** Given instruction **
With the images removed, repeat the data below exactly.

** Data shown **

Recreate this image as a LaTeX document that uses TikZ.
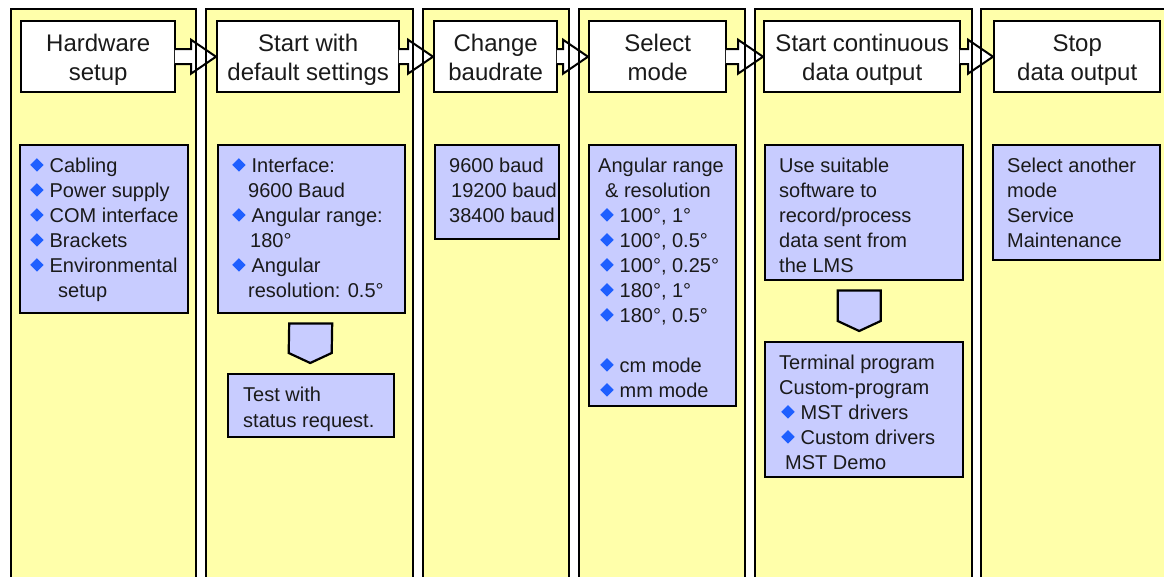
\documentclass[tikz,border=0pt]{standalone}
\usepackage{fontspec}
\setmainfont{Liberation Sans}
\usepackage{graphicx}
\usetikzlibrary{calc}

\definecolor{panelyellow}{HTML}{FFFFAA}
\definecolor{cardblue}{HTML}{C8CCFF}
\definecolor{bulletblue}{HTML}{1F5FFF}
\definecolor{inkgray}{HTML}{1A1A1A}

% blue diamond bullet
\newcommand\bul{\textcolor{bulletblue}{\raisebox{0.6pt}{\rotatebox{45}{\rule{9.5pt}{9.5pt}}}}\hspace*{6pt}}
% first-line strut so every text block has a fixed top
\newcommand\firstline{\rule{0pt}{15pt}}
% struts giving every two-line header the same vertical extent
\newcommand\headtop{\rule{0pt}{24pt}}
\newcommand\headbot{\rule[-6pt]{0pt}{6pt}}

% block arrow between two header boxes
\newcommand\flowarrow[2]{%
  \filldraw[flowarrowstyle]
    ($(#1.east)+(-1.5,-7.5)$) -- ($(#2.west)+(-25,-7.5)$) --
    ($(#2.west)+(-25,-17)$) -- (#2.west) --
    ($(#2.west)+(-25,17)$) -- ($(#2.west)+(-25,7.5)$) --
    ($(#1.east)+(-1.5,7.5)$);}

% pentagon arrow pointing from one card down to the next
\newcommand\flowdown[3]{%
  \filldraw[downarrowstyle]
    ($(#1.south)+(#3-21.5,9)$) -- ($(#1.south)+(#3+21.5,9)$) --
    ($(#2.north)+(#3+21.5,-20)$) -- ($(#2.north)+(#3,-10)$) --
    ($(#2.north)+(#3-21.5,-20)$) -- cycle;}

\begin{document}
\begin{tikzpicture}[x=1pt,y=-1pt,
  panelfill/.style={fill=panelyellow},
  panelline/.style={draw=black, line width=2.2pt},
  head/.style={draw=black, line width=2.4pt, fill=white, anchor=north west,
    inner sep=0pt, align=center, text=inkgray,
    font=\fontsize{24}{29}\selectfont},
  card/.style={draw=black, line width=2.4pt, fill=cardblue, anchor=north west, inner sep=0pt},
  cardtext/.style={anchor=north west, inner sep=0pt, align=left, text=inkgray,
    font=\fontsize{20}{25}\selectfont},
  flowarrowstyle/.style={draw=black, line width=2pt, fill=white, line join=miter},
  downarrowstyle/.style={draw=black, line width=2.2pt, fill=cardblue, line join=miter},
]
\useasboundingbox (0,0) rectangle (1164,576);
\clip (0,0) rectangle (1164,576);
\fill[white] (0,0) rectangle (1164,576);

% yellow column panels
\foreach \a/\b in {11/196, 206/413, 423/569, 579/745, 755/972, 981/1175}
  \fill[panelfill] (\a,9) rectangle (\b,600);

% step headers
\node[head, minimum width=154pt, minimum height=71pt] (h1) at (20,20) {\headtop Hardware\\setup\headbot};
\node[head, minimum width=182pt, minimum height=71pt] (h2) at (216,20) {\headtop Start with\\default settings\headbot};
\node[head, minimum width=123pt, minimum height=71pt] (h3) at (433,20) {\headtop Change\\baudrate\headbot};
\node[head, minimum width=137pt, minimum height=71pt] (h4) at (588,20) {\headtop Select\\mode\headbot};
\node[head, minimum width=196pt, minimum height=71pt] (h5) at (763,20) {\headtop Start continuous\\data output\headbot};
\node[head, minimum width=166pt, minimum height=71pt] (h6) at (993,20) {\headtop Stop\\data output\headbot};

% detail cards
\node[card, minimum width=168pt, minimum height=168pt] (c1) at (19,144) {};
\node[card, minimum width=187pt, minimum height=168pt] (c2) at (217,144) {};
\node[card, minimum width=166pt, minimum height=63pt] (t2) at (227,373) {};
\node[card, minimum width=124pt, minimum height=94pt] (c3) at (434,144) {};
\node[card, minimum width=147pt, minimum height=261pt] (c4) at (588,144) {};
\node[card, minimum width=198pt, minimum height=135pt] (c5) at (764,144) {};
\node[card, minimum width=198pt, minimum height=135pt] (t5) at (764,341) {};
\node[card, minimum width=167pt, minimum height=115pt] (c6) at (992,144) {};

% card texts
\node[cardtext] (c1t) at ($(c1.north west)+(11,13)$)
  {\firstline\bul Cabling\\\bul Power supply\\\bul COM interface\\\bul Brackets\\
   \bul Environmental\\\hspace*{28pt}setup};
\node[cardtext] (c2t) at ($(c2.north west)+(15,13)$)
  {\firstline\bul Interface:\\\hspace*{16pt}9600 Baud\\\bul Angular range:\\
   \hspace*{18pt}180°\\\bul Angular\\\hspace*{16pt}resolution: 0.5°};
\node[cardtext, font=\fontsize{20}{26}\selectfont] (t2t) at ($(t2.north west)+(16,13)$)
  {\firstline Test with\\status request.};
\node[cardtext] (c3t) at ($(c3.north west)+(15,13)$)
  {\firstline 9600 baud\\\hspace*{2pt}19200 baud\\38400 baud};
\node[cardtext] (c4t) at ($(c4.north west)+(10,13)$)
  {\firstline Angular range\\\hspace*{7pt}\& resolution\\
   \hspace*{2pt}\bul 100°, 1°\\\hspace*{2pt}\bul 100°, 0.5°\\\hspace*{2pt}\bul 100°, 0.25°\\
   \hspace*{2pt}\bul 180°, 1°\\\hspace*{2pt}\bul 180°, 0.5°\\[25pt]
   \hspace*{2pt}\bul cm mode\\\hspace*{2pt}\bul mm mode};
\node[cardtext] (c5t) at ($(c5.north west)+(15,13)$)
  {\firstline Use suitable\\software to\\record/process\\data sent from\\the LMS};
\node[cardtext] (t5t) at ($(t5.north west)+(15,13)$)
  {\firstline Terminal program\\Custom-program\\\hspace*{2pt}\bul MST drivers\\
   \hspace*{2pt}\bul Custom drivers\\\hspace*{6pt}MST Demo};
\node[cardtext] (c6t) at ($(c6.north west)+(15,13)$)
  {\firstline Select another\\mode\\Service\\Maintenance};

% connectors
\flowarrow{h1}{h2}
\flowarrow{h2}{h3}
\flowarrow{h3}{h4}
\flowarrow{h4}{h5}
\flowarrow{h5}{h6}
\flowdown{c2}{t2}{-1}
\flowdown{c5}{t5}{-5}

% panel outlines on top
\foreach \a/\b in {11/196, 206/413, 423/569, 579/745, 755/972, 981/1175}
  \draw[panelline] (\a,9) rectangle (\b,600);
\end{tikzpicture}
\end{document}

** Solved exercise **
Recreate this image as a LaTeX document that uses TikZ.
\documentclass[tikz,border=0pt]{standalone}
\usepackage{fontspec}
\setmainfont{Liberation Sans}
\usepackage{graphicx}
\usetikzlibrary{calc}

\definecolor{panelyellow}{HTML}{FFFFAA}
\definecolor{cardblue}{HTML}{C8CCFF}
\definecolor{bulletblue}{HTML}{1F5FFF}
\definecolor{inkgray}{HTML}{1A1A1A}

% blue diamond bullet
\newcommand\bul{\textcolor{bulletblue}{\raisebox{0.6pt}{\rotatebox{45}{\rule{9.5pt}{9.5pt}}}}\hspace*{6pt}}
% first-line strut so every text block has a fixed top
\newcommand\firstline{\rule{0pt}{15pt}}
% struts giving every two-line header the same vertical extent
\newcommand\headtop{\rule{0pt}{24pt}}
\newcommand\headbot{\rule[-6pt]{0pt}{6pt}}

% block arrow between two header boxes
\newcommand\flowarrow[2]{%
  \filldraw[flowarrowstyle]
    ($(#1.east)+(-1.5,-7.5)$) -- ($(#2.west)+(-25,-7.5)$) --
    ($(#2.west)+(-25,-17)$) -- (#2.west) --
    ($(#2.west)+(-25,17)$) -- ($(#2.west)+(-25,7.5)$) --
    ($(#1.east)+(-1.5,7.5)$);}

% pentagon arrow pointing from one card down to the next
\newcommand\flowdown[3]{%
  \filldraw[downarrowstyle]
    ($(#1.south)+(#3-21.5,9)$) -- ($(#1.south)+(#3+21.5,9)$) --
    ($(#2.north)+(#3+21.5,-20)$) -- ($(#2.north)+(#3,-10)$) --
    ($(#2.north)+(#3-21.5,-20)$) -- cycle;}

\begin{document}
\begin{tikzpicture}[x=1pt,y=-1pt,
  panelfill/.style={fill=panelyellow},
  panelline/.style={draw=black, line width=2.2pt},
  head/.style={draw=black, line width=2.4pt, fill=white, anchor=north west,
    inner sep=0pt, align=center, text=inkgray,
    font=\fontsize{24}{29}\selectfont},
  card/.style={draw=black, line width=2.4pt, fill=cardblue, anchor=north west, inner sep=0pt},
  cardtext/.style={anchor=north west, inner sep=0pt, align=left, text=inkgray,
    font=\fontsize{20}{25}\selectfont},
  flowarrowstyle/.style={draw=black, line width=2pt, fill=white, line join=miter},
  downarrowstyle/.style={draw=black, line width=2.2pt, fill=cardblue, line join=miter},
]
\useasboundingbox (0,0) rectangle (1164,576);
\clip (0,0) rectangle (1164,576);
\fill[white] (0,0) rectangle (1164,576);

% yellow column panels
\foreach \a/\b in {11/196, 206/413, 423/569, 579/745, 755/972, 981/1175}
  \fill[panelfill] (\a,9) rectangle (\b,600);

% step headers
\node[head, minimum width=154pt, minimum height=71pt] (h1) at (20,20) {\headtop Hardware\\setup\headbot};
\node[head, minimum width=182pt, minimum height=71pt] (h2) at (216,20) {\headtop Start with\\default settings\headbot};
\node[head, minimum width=123pt, minimum height=71pt] (h3) at (433,20) {\headtop Change\\baudrate\headbot};
\node[head, minimum width=137pt, minimum height=71pt] (h4) at (588,20) {\headtop Select\\mode\headbot};
\node[head, minimum width=196pt, minimum height=71pt] (h5) at (763,20) {\headtop Start continuous\\data output\headbot};
\node[head, minimum width=166pt, minimum height=71pt] (h6) at (993,20) {\headtop Stop\\data output\headbot};

% detail cards
\node[card, minimum width=168pt, minimum height=168pt] (c1) at (19,144) {};
\node[card, minimum width=187pt, minimum height=168pt] (c2) at (217,144) {};
\node[card, minimum width=166pt, minimum height=63pt] (t2) at (227,373) {};
\node[card, minimum width=124pt, minimum height=94pt] (c3) at (434,144) {};
\node[card, minimum width=147pt, minimum height=261pt] (c4) at (588,144) {};
\node[card, minimum width=198pt, minimum height=135pt] (c5) at (764,144) {};
\node[card, minimum width=198pt, minimum height=135pt] (t5) at (764,341) {};
\node[card, minimum width=167pt, minimum height=115pt] (c6) at (992,144) {};

% card texts
\node[cardtext] (c1t) at ($(c1.north west)+(11,13)$)
  {\firstline\bul Cabling\\\bul Power supply\\\bul COM interface\\\bul Brackets\\
   \bul Environmental\\\hspace*{28pt}setup};
\node[cardtext] (c2t) at ($(c2.north west)+(15,13)$)
  {\firstline\bul Interface:\\\hspace*{16pt}9600 Baud\\\bul Angular range:\\
   \hspace*{18pt}180°\\\bul Angular\\\hspace*{16pt}resolution: 0.5°};
\node[cardtext, font=\fontsize{20}{26}\selectfont] (t2t) at ($(t2.north west)+(16,13)$)
  {\firstline Test with\\status request.};
\node[cardtext] (c3t) at ($(c3.north west)+(15,13)$)
  {\firstline 9600 baud\\\hspace*{2pt}19200 baud\\38400 baud};
\node[cardtext] (c4t) at ($(c4.north west)+(10,13)$)
  {\firstline Angular range\\\hspace*{7pt}\& resolution\\
   \hspace*{2pt}\bul 100°, 1°\\\hspace*{2pt}\bul 100°, 0.5°\\\hspace*{2pt}\bul 100°, 0.25°\\
   \hspace*{2pt}\bul 180°, 1°\\\hspace*{2pt}\bul 180°, 0.5°\\[25pt]
   \hspace*{2pt}\bul cm mode\\\hspace*{2pt}\bul mm mode};
\node[cardtext] (c5t) at ($(c5.north west)+(15,13)$)
  {\firstline Use suitable\\software to\\record/process\\data sent from\\the LMS};
\node[cardtext] (t5t) at ($(t5.north west)+(15,13)$)
  {\firstline Terminal program\\Custom-program\\\hspace*{2pt}\bul MST drivers\\
   \hspace*{2pt}\bul Custom drivers\\\hspace*{6pt}MST Demo};
\node[cardtext] (c6t) at ($(c6.north west)+(15,13)$)
  {\firstline Select another\\mode\\Service\\Maintenance};

% connectors
\flowarrow{h1}{h2}
\flowarrow{h2}{h3}
\flowarrow{h3}{h4}
\flowarrow{h4}{h5}
\flowarrow{h5}{h6}
\flowdown{c2}{t2}{-1}
\flowdown{c5}{t5}{-5}

% panel outlines on top
\foreach \a/\b in {11/196, 206/413, 423/569, 579/745, 755/972, 981/1175}
  \draw[panelline] (\a,9) rectangle (\b,600);
\end{tikzpicture}
\end{document}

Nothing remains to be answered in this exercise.